How RBI’s PCA influences this decision?

  • Prompt Corrective Action (PCA) is primarily to take appropriate corrective action on weak and troubled banks.
  • The RBI has put in place some trigger points to assess, monitor and control banks.
  • The trigger points are on the basis of CRAR (a metric to measure balance sheet strength), NPA and ROA (return on assets).
  • Based on each trigger point, the banks have to follow a mandatory action plan.
  • RBI could take discretionary action plans too apart from these.
  • RBI has initiated prompt corrective action (PCA) in as many as 11 PSBs.
  • It prohibits them from undertaking fresh business activities such as opening branches, recruiting talent or lending to risky companies.
  • The recent fund infusion is aimed, among other things, to help a number of public sector banks to climb out of the Prompt Corrective Action (PCA) framework.

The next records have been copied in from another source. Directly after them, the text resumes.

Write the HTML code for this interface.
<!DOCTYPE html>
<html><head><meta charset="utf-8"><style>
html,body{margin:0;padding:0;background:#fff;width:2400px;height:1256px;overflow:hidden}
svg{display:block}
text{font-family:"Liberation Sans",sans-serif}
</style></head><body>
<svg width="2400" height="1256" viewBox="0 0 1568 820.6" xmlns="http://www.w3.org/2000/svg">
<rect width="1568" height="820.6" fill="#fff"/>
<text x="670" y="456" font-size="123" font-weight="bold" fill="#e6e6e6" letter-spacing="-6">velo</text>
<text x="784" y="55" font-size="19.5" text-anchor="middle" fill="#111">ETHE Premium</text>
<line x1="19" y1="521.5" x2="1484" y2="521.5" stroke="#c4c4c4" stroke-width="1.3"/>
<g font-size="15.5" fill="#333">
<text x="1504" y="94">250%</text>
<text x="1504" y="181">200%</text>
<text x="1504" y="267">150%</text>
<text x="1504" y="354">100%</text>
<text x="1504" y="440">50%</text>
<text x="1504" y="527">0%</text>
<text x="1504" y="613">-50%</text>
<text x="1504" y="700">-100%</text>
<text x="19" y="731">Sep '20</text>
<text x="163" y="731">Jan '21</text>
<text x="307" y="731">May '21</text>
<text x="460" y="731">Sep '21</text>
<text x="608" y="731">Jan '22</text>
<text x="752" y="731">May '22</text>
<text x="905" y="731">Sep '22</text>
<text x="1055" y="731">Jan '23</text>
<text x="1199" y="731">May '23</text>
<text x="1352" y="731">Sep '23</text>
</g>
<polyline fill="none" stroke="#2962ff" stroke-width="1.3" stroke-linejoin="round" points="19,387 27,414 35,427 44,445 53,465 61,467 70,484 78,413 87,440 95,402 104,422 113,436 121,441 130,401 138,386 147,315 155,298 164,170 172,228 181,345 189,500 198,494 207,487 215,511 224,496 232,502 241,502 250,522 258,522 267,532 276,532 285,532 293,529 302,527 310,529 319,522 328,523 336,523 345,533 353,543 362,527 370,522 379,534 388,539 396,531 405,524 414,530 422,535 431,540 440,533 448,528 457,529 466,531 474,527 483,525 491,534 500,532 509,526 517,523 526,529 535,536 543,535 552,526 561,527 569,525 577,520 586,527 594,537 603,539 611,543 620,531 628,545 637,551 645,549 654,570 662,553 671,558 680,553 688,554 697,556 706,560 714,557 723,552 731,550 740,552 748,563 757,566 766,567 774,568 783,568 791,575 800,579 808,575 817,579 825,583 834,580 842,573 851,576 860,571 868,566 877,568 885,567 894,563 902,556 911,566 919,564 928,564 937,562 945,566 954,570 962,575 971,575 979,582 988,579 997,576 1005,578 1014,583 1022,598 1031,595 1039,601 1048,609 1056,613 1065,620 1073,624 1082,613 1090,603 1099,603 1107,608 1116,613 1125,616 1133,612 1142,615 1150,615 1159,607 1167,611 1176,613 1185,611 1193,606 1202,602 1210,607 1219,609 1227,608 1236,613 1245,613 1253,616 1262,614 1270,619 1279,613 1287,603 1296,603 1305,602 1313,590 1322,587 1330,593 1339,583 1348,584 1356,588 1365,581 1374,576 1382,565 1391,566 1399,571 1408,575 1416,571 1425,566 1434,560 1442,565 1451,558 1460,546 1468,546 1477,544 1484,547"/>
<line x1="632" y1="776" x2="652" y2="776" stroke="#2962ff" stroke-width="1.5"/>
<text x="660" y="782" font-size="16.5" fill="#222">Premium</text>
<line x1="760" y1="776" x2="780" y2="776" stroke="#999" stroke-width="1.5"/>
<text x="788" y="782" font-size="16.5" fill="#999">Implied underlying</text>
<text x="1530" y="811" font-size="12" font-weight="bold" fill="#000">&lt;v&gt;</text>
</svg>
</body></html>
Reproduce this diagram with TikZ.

What is the significance of this plan?

  • Union government assured that additional capital is not wasted on banks that have not shown any improvement but rather used to support the weak ones that are on the recovery path.
  • The government has said that PCA banks which have shown better performance in terms of reduction in NPAs and improvement in return of assets will be given priority.
  • The proof will come when the allocations to individual banks are announced.
  • There have been reports that four banks under the PCA, Allahabad Bank, Bank of India, Corporation Bank and Bank of Maharashtra will soon be out of the restrictive framework.
  • This is following a review by the Board for Financial Supervision of the RBI, which went over the financials of all the banks under the framework.

What lies ahead?

  • The government is obviously keen to free up the banks from restrictions on lending.
  • But it flies counter to the RBI’s basic objective in keeping these banks under the PCA framework, which is to nurse them back to good health.
  • In its eagerness to achieve its political objectives, the government should not end up pushing good money after bad by apportioning extra capital to these weak banks instead of supporting the ones that are on the recovery path.
  • In this regard government has to exercise prudence and caution as the banks are grappling with inadequate capital.